Records provided >>
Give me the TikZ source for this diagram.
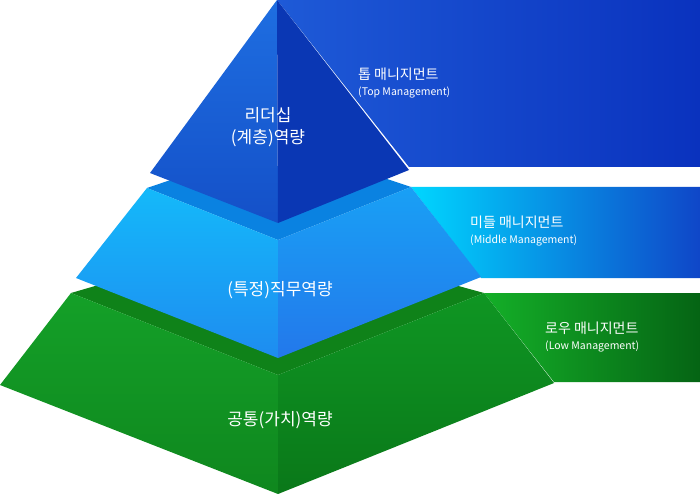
\documentclass[tikz,border=0pt]{standalone}
\usepackage{fontspec}
\setmainfont{Noto Sans CJK KR}
\definecolor{b1l}{RGB}{30,90,215}
\definecolor{b1r}{RGB}{10,50,190}
\definecolor{tl}{RGB}{30,110,225}
\definecolor{tlb}{RGB}{20,80,200}
\definecolor{tr}{RGB}{10,55,180}
\definecolor{b2l}{RGB}{0,215,255}
\definecolor{b2r}{RGB}{15,70,200}
\definecolor{mtop}{RGB}{10,130,225}
\definecolor{ml}{RGB}{20,185,250}
\definecolor{mlb}{RGB}{30,140,240}
\definecolor{mr}{RGB}{25,160,245}
\definecolor{mrb}{RGB}{35,120,235}
\definecolor{b3l}{RGB}{20,175,40}
\definecolor{b3r}{RGB}{5,100,20}
\definecolor{gtop}{RGB}{15,130,25}
\definecolor{gl}{RGB}{20,160,40}
\definecolor{glb}{RGB}{15,135,30}
\definecolor{gr}{RGB}{15,150,35}
\definecolor{grb}{RGB}{10,120,25}
\begin{document}
\begin{tikzpicture}[x=1pt,y=-1pt,
  big/.style={text=white,font=\fontsize{17}{22}\selectfont,align=center,inner sep=0},
  kor/.style={text=white,font=\fontsize{14}{16}\selectfont,anchor=west,inner sep=0},
  eng/.style={text=white,font=\fontsize{10.5}{12}\selectfont,anchor=west,inner sep=0}]
\useasboundingbox (0,0) rectangle (700,494);
\fill[white] (0,0) rectangle (700,494);
% bands
\shade[left color=b1l,right color=b1r] (277,0) -- (700,0) -- (700,167) -- (409,167) -- cycle;
\shade[left color=b2l,right color=b2r] (411,187) -- (700,187) -- (700,278) -- (481,278) -- cycle;
\shade[left color=b3l,right color=b3r] (484,293) -- (700,293) -- (700,382) -- (554,382) -- cycle;
% bottom tier
\fill[gtop] (71,293) -- (150,270) -- (400,270) -- (484,293) -- (278,375) -- cycle;
\shade[top color=gl,bottom color=glb] (71,293) -- (278,375) -- (278,494) -- (0,385) -- cycle;
\shade[top color=gr,bottom color=grb] (278,375) -- (484,293) -- (554,383) -- (278,494) -- cycle;
% middle tier
\fill[mtop] (147,188) -- (200,170) -- (360,170) -- (411,187) -- (278,240) -- cycle;
\shade[top color=ml,bottom color=mlb] (147,188) -- (278,240) -- (278,358) -- (76,278) -- cycle;
\shade[top color=mr,bottom color=mrb] (278,240) -- (411,187) -- (481,277) -- (278,358) -- cycle;
% top pyramid
\shade[top color=tl,bottom color=tlb] (277,0) -- (150,173) -- (278,223) -- cycle;
\fill[tr] (277,0) -- (278,223) -- (409,170) -- cycle;
% labels
\node[big] (t1) at (268,127) {리더십\\(계층)역량};
\node[big] (t2) at (280,290) {(특정)직무역량};
\node[big] (t3) at (280,420) {공통(가치)역량};
\node[kor] (k1) at (358,74) {톱 매니지먼트};
\node[eng] (e1) at (358,93) {(Top Management)};
\node[kor] (k2) at (470,222) {미들 매니지먼트};
\node[eng] (e2) at (470,241) {(Middle Management)};
\node[kor] (k3) at (545,328) {로우 매니지먼트};
\node[eng] (e3) at (545,347) {(Low Management)};
\end{tikzpicture}
\end{document}
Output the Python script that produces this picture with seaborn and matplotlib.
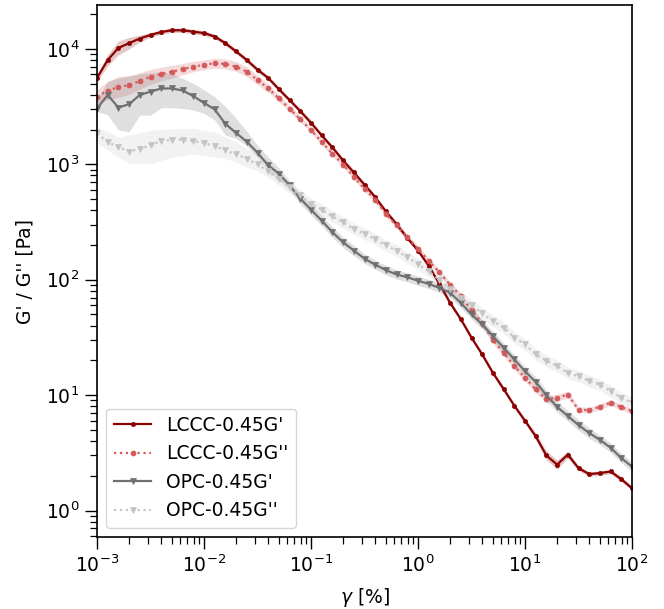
import numpy as np
import pandas as pd
import matplotlib
matplotlib.use("Agg")
import matplotlib.pyplot as plt
import seaborn as sns

# strain amplitude [%], 10 points per decade
gamma = np.logspace(-3, 2, 51)

lccc_gp = [5600, 8000, 10200, 11200, 12300, 13200, 14000, 14500, 14500, 14100,
           13700, 12800, 11200, 9500, 8000, 6600, 5600, 4470, 3600, 2890,
           2290, 1780, 1400, 1080, 850, 666, 520, 390, 303, 230,
           179, 132, 92, 63, 45.5, 31.5, 22.5, 15.6, 11.3, 8.1,
           6.0, 4.4, 3.0, 2.5, 3.05, 2.33, 2.07, 2.11, 2.18, 1.87, 1.56]
lccc_gpp = [3850, 4350, 4670, 4860, 5270, 5740, 6050, 6350, 6660, 7030,
            7270, 7520, 7410, 7030, 6350, 5370, 4560, 3720, 3030, 2450,
            1980, 1560, 1240, 995, 778, 615, 492, 372, 295, 234,
            185, 146, 116, 90.5, 72, 55, 42, 30, 23.3, 17.9,
            14.1, 11.2, 9.2, 9.5, 10.1, 7.5, 7.4, 7.95, 8.6, 7.9, 7.25]
opc_gp = [3040, 3990, 3100, 3320, 3990, 4260, 4540, 4540, 4360, 3900,
          3400, 2990, 2240, 1870, 1570, 1260, 980, 830, 656, 505,
          404, 325, 258, 211, 179, 152, 135, 121, 111, 105,
          98, 92, 85, 77, 63, 50, 41, 32.5, 25.8, 20.4,
          16.1, 13.0, 10.0, 7.9, 6.6, 5.5, 4.7, 4.1, 3.5, 2.85, 2.4]
opc_gpp = [1850, 1560, 1410, 1290, 1370, 1460, 1590, 1630, 1630, 1590,
           1530, 1435, 1320, 1220, 1120, 1000, 870, 740, 630, 537,
           455, 404, 353, 315, 276, 250, 225, 198, 179, 156,
           137, 118, 100, 83, 70, 60, 51, 44, 38.5, 31.5,
           27.5, 22.6, 19.8, 17.9, 15.6, 14.6, 13.2, 12.3, 10.8, 9.5, 8.6]

# spread of replicates (band), in decades below / above the mean
lccc_gp_lo = [.03, .05, .06, .05, .03, .02, .02, .02, .02, .02, .02, .02, .02, .02, .02, .02, .02,
              .02, .02, .02, .02, .02, .02, .02, .02, .02, .02, .02, .02, .02, .02, .02, .02, .02,
              .02, .02, .02, .02, .02, .02, .02, .03, .04, .04, .03, .02, .02, .02, .02, .02, .02]
lccc_gp_hi = lccc_gp_lo
lccc_gpp_lo = [.06, .08, .09, .08, .07, .065, .06, .055, .05, .045, .043, .043, .043, .043, .043, .04, .035,
               .03, .03, .025, .025, .025, .025, .025, .025, .025, .025, .025, .025, .025, .025, .025, .025, .025,
               .025, .025, .03, .03, .03, .03, .03, .03, .03, .03, .03, .025, .025, .025, .025, .025, .025]
lccc_gpp_hi = lccc_gpp_lo
opc_gp_lo = [.025, .174, .194, .24, .174, .204, .167, .167, .156, .12, .09, .092, .098, .047, .04, .037, .057,
             .05, .04, .045, .045, .045, .045, .045, .045, .04, .04, .04, .04, .04, .04, .04, .04, .04,
             .04, .04, .04, .04, .04, .04, .04, .045, .045, .045, .045, .045, .045, .04, .04, .04, .04]
opc_gp_hi = [.077, .116, .255, .245, .183, .164, .143, .129, .105, .11, .113, .11, .15, .127, .09, .065, .073,
             .05, .04, .045, .045, .045, .045, .045, .045, .04, .04, .04, .04, .04, .04, .04, .04, .04,
             .04, .04, .04, .04, .04, .04, .04, .045, .045, .045, .045, .045, .045, .04, .04, .04, .04]
opc_gpp_lo = [.076, .07, .087, .10, .13, .16, .168, .15, .137, .11, .107, .094, .07, .067, .073, .06, .05,
              .05, .05, .05, .05, .05, .05, .05, .05, .05, .05, .05, .05, .05, .05, .05, .05, .05,
              .05, .05, .05, .05, .05, .05, .05, .05, .05, .05, .05, .05, .05, .05, .05, .05, .05]
opc_gpp_hi = [.054, .09, .087, .145, .135, .13, .10, .095, .095, .11, .11, .125, .117, .107, .087, .093, .095,
              .05, .05, .05, .05, .05, .05, .05, .05, .05, .05, .05, .05, .05, .05, .05, .05, .05,
              .05, .05, .05, .05, .05, .05, .05, .05, .05, .05, .05, .05, .05, .05, .05, .05, .05]

labels = ["LCCC-0.45G'", "LCCC-0.45G''", "OPC-0.45G'", "OPC-0.45G''"]
series = [lccc_gp, lccc_gpp, opc_gp, opc_gpp]
bands = [(lccc_gp_lo, lccc_gp_hi), (lccc_gpp_lo, lccc_gpp_hi),
         (opc_gp_lo, opc_gp_hi), (opc_gpp_lo, opc_gpp_hi)]
colors = ["#8b0000", "#d4595b", "#707070", "#c4c4c4"]
styles = ["-", ":", "-", ":"]
markers = ["o", "o", "v", "v"]
msizes = [3.0, 3.6, 4.0, 4.4]

fig = plt.figure(figsize=(6.64, 6.09), dpi=100)
ax = fig.add_axes([97 / 664, 1 - 537 / 609, (632 - 97) / 664, (537 - 5) / 609])

handles = []
for lab, vals, (lo, hi), c, ls, mk, ms in zip(labels, series, bands, colors, styles, markers, msizes):
    v = np.asarray(vals, dtype=float)
    ax.fill_between(gamma, v / 10 ** np.asarray(lo), v * 10 ** np.asarray(hi),
                    color=c, alpha=0.22, linewidth=0)
    df = pd.DataFrame({"gamma": gamma, "G": v})
    sns.lineplot(data=df, x="gamma", y="G", ax=ax, color=c, linestyle=ls, linewidth=1.6,
                 marker=mk, markersize=ms, markeredgecolor=c, markeredgewidth=0.5,
                 label=lab, legend=False)
    handles.append(ax.lines[-1])

ax.set_xscale("log")
ax.set_yscale("log")
ax.set_xlim(1e-3, 1e2)
ax.set_ylim(0.59, 2.4e4)
ax.set_xlabel(r"$\gamma$ [%]", fontsize=13.5, labelpad=7)
ax.set_ylabel("G' / G'' [Pa]", fontsize=13.5, labelpad=8)
ax.tick_params(axis="both", which="major", labelsize=13.5, length=8.5, width=1.0, pad=4)
ax.tick_params(axis="both", which="minor", length=5, width=0.9)
for s in ax.spines.values():
    s.set_color("black")
    s.set_linewidth(1.2)

ax.legend(handles=handles, labels=labels, loc="lower left", fontsize=13.5, frameon=True)

fig.savefig("out.png", dpi=100)
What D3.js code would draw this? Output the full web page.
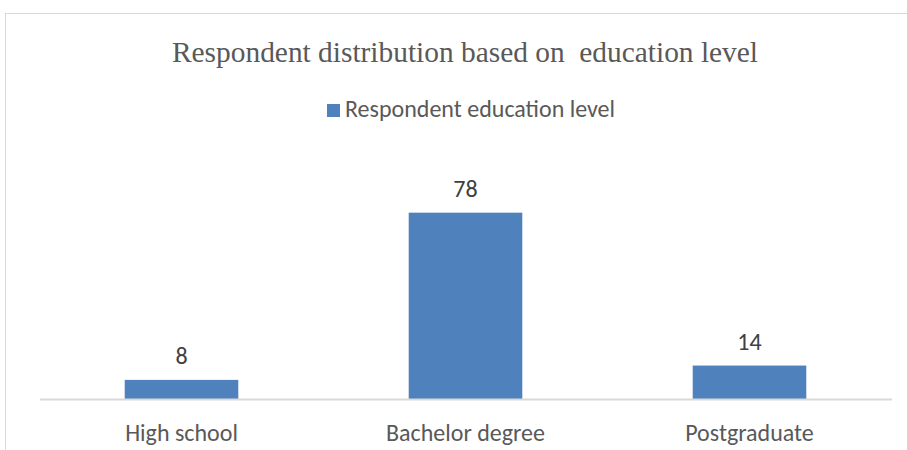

Task objective >>
All lines above starting at the one with "Output the Python" and ending at the one with "gamma = np.logspace(-3, 2, 51)", inclusive, are to be printed again exactly, with the pictures left out.

Correct result >>
Output the Python script that produces this picture with seaborn and matplotlib.
import numpy as np
import pandas as pd
import matplotlib
matplotlib.use("Agg")
import matplotlib.pyplot as plt
import seaborn as sns

# strain amplitude [%], 10 points per decade
gamma = np.logspace(-3, 2, 51)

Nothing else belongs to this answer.